Best NFL position: Weakside outside linebacker
Rang’s draft prediction: Early seventh round

SALVON AHMED
Running back, 5-11, 197, Juanita High School
The skinny: Rang said this Washington playmaker was hurt more than most not having a pro day (canceled because of the COVID-19 outbreak). Why? It’s because Ahmed did what many undersized tailbacks do before the NFL Combine – bulk up. And his 40 time (4.62) suffered. Strong running back class might push value down, but he has real big-play juice (career 5.7-yard-per-carry average at UW).

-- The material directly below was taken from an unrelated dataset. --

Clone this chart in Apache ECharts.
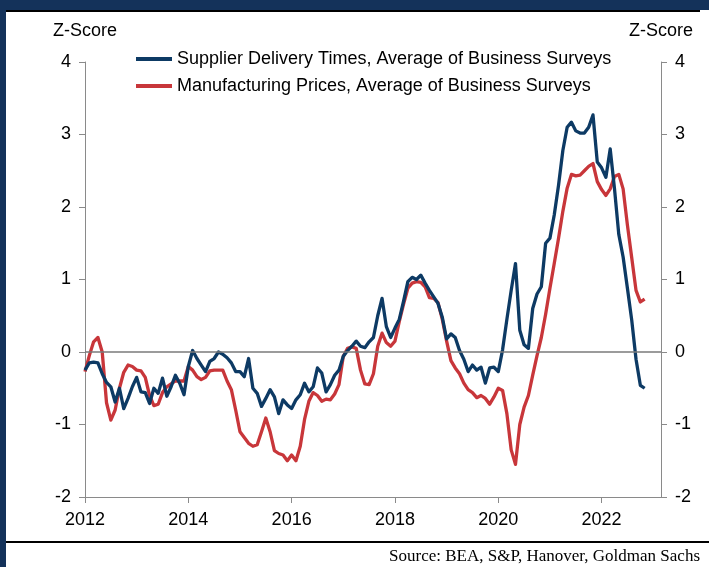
<!DOCTYPE html>
<html>
<head>
<meta charset="utf-8">
<title>Z-Score chart</title>
<script src="https://cdn.jsdelivr.net/npm/echarts@6/dist/echarts.min.js"></script>
<style>
    html, body { margin: 0; padding: 0; background: #fff; }
    #main { width: 709px; height: 567px; }
</style>
</head>
<body>
<div id="main"></div>
<script>
// monthly data, Jan 2012 .. Nov 2022
const startYear = 2012
const yearTicks = [2012, 2014, 2016, 2018, 2020, 2022]

const supplierDelivery = [
    -0.25, -0.15, -0.14, -0.15, -0.30, -0.42, -0.48, -0.69, -0.50, -0.78, -0.64, -0.48,
    -0.35, -0.55, -0.56, -0.71, -0.50, -0.57, -0.36, -0.61, -0.48, -0.32, -0.43, -0.59,
    -0.20, 0.02, -0.09, -0.18, -0.27, -0.13, -0.09, 0.00, -0.03, -0.08, -0.15, -0.27,
    -0.27, -0.34, -0.09, -0.50, -0.57, -0.75, -0.64, -0.52, -0.62, -0.85, -0.66, -0.73,
    -0.78, -0.66, -0.59, -0.43, -0.55, -0.48, -0.22, -0.29, -0.55, -0.45, -0.32, -0.25,
    -0.06, 0.02, 0.08, 0.15, 0.08, 0.06, 0.14, 0.20, 0.50, 0.74, 0.35, 0.20,
    0.33, 0.45, 0.70, 0.97, 1.03, 1.00, 1.06, 0.95, 0.85, 0.76, 0.67, 0.48,
    0.18, 0.25, 0.20, 0.02, -0.10, -0.27, -0.18, -0.25, -0.21, -0.43, -0.22, -0.21,
    -0.27, 0.03, 0.45, 0.85, 1.22, 0.30, 0.10, 0.05, 0.60, 0.80, 0.90, 1.50,
    1.57, 1.89, 2.30, 2.78, 3.10, 3.17, 3.05, 3.02, 3.02, 3.10, 3.27, 2.62,
    2.54, 2.41, 2.80, 2.25, 1.62, 1.31, 0.88, 0.44, -0.10, -0.46, -0.50
]

const manufacturingPrices = [
    -0.27, -0.05, 0.14, 0.20, 0.00, -0.70, -0.94, -0.80, -0.50, -0.28, -0.18, -0.20,
    -0.25, -0.26, -0.35, -0.60, -0.74, -0.72, -0.56, -0.48, -0.44, -0.40, -0.40, -0.40,
    -0.20, -0.25, -0.34, -0.38, -0.35, -0.26, -0.25, -0.25, -0.25, -0.40, -0.52, -0.80,
    -1.10, -1.18, -1.26, -1.30, -1.28, -1.10, -0.91, -1.10, -1.36, -1.40, -1.42, -1.50,
    -1.42, -1.50, -1.30, -0.93, -0.68, -0.56, -0.60, -0.68, -0.65, -0.66, -0.58, -0.45,
    -0.06, 0.05, 0.07, 0.05, -0.25, -0.44, -0.45, -0.30, 0.08, 0.26, 0.13, 0.08,
    0.15, 0.42, 0.66, 0.88, 0.95, 0.97, 0.96, 0.90, 0.75, 0.74, 0.68, 0.45,
    0.15, -0.12, -0.22, -0.30, -0.43, -0.52, -0.56, -0.63, -0.60, -0.64, -0.72, -0.62,
    -0.50, -0.53, -0.85, -1.35, -1.55, -1.00, -0.76, -0.60, -0.32, -0.05, 0.20, 0.52,
    0.88, 1.22, 1.57, 1.94, 2.26, 2.45, 2.43, 2.44, 2.50, 2.56, 2.60, 2.35,
    2.24, 2.16, 2.25, 2.42, 2.45, 2.25, 1.75, 1.30, 0.85, 0.69, 0.73
]

const seriesNames = [
    'Supplier Delivery Times, Average of Business Surveys',
    'Manufacturing Prices, Average of Business Surveys'
]

const FONT = '"Liberation Sans", Arial, sans-serif'
const AXIS_GRAY = '#8a8a8a'

// x as decimal year
function toPoints(arr) {
    return arr.map((v, i) => [startYear + i / 12, v])
}

const chart = echarts.init(document.getElementById('main'))

const yAxisBase = {
    type: 'value',
    min: -2,
    max: 4,
    interval: 1,
    splitLine: { show: false },
    axisLine: { show: true, lineStyle: { color: AXIS_GRAY, width: 1 } },
    axisTick: { show: true, length: 6, lineStyle: { color: AXIS_GRAY } },
    axisLabel: { color: '#000', fontFamily: FONT, fontSize: 18, margin: 14 },
    name: 'Z-Score',
    nameLocation: 'end',
    nameGap: 22,
    nameTextStyle: { color: '#000', fontFamily: FONT, fontSize: 18, align: 'center' }
}

chart.setOption({
    animation: false,
    backgroundColor: '#fff',
    grid: { left: 85, right: 48, top: 62, bottom: 70 },
    legend: {
        orient: 'vertical',
        left: 131,
        top: 45,
        itemWidth: 36,
        itemHeight: 4,
        itemGap: 9,
        icon: 'rect',
        textStyle: { color: '#000', fontFamily: FONT, fontSize: 18 },
        data: seriesNames
    },
    xAxis: {
        type: 'value',
        min: startYear,
        max: 2023.15,
        interval: 2,
        splitLine: { show: false },
        axisLine: { show: true, onZero: false, lineStyle: { color: AXIS_GRAY } },
        axisTick: { show: true, length: 6, lineStyle: { color: AXIS_GRAY } },
        axisLabel: {
            color: '#000',
            fontFamily: FONT,
            fontSize: 18,
            margin: 14,
            showMaxLabel: false,
            formatter: (v) => (yearTicks.includes(Math.round(v)) && Math.abs(v - Math.round(v)) < 1e-6 ? String(Math.round(v)) : '')
        }
    },
    yAxis: [
        Object.assign({}, yAxisBase, { position: 'left' }),
        Object.assign({}, yAxisBase, { position: 'right' })
    ],
    series: [
        {
            name: seriesNames[0],
            type: 'line',
            data: toPoints(supplierDelivery),
            showSymbol: false,
            color: '#0d3a64',
            lineStyle: { width: 3.3, color: '#0d3a64', join: 'round' },
            z: 3,
            markLine: {
                silent: true,
                symbol: 'none',
                label: { show: false },
                lineStyle: { color: '#7a7a7a', width: 1.5, type: 'solid' },
                data: [{ yAxis: 0 }]
            }
        },
        {
            name: seriesNames[1],
            type: 'line',
            data: toPoints(manufacturingPrices),
            showSymbol: false,
            color: '#c8363a',
            lineStyle: { width: 3.3, color: '#c8363a', join: 'round' },
            z: 2
        }
    ],
    graphic: [
        // page frame bits around the chart
        { type: 'rect', shape: { x: 0, y: 0, width: 709, height: 10 }, style: { fill: '#14325a' } },
        { type: 'rect', shape: { x: 0, y: 0, width: 6, height: 567 }, style: { fill: '#14325a' } },
        { type: 'rect', shape: { x: 6, y: 10, width: 694, height: 2 }, style: { fill: '#000' } },
        { type: 'rect', shape: { x: 6, y: 541, width: 703, height: 2 }, style: { fill: '#000' } },
        {
            type: 'text',
            right: 9,
            top: 548,
            style: {
                text: 'Source: BEA, S&P, Hanover, Goldman Sachs',
                fill: '#000',
                font: '17px "Liberation Serif", "Times New Roman", serif'
            }
        }
    ]
})
</script>
</body>
</html>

Best NFL position: Third-down, change-of-pace back
Rang’s draft prediction: Mid-seventh round

JAKE LUTON
Quarterback, 6-6, 224, Marysville-Pilchuck High School
The skinny: He’s had a winding college career (started at Idaho, transferred to Ventura College, then to Oregon State) – finishing up with a solid senior season with the Beavers (2,714 yards, 28 TDs, three INTs). Though productive, Luton can be wildly inaccurate. But “the physical talent is there,” said Rang, especially enough arm strength to play in an NFL camp.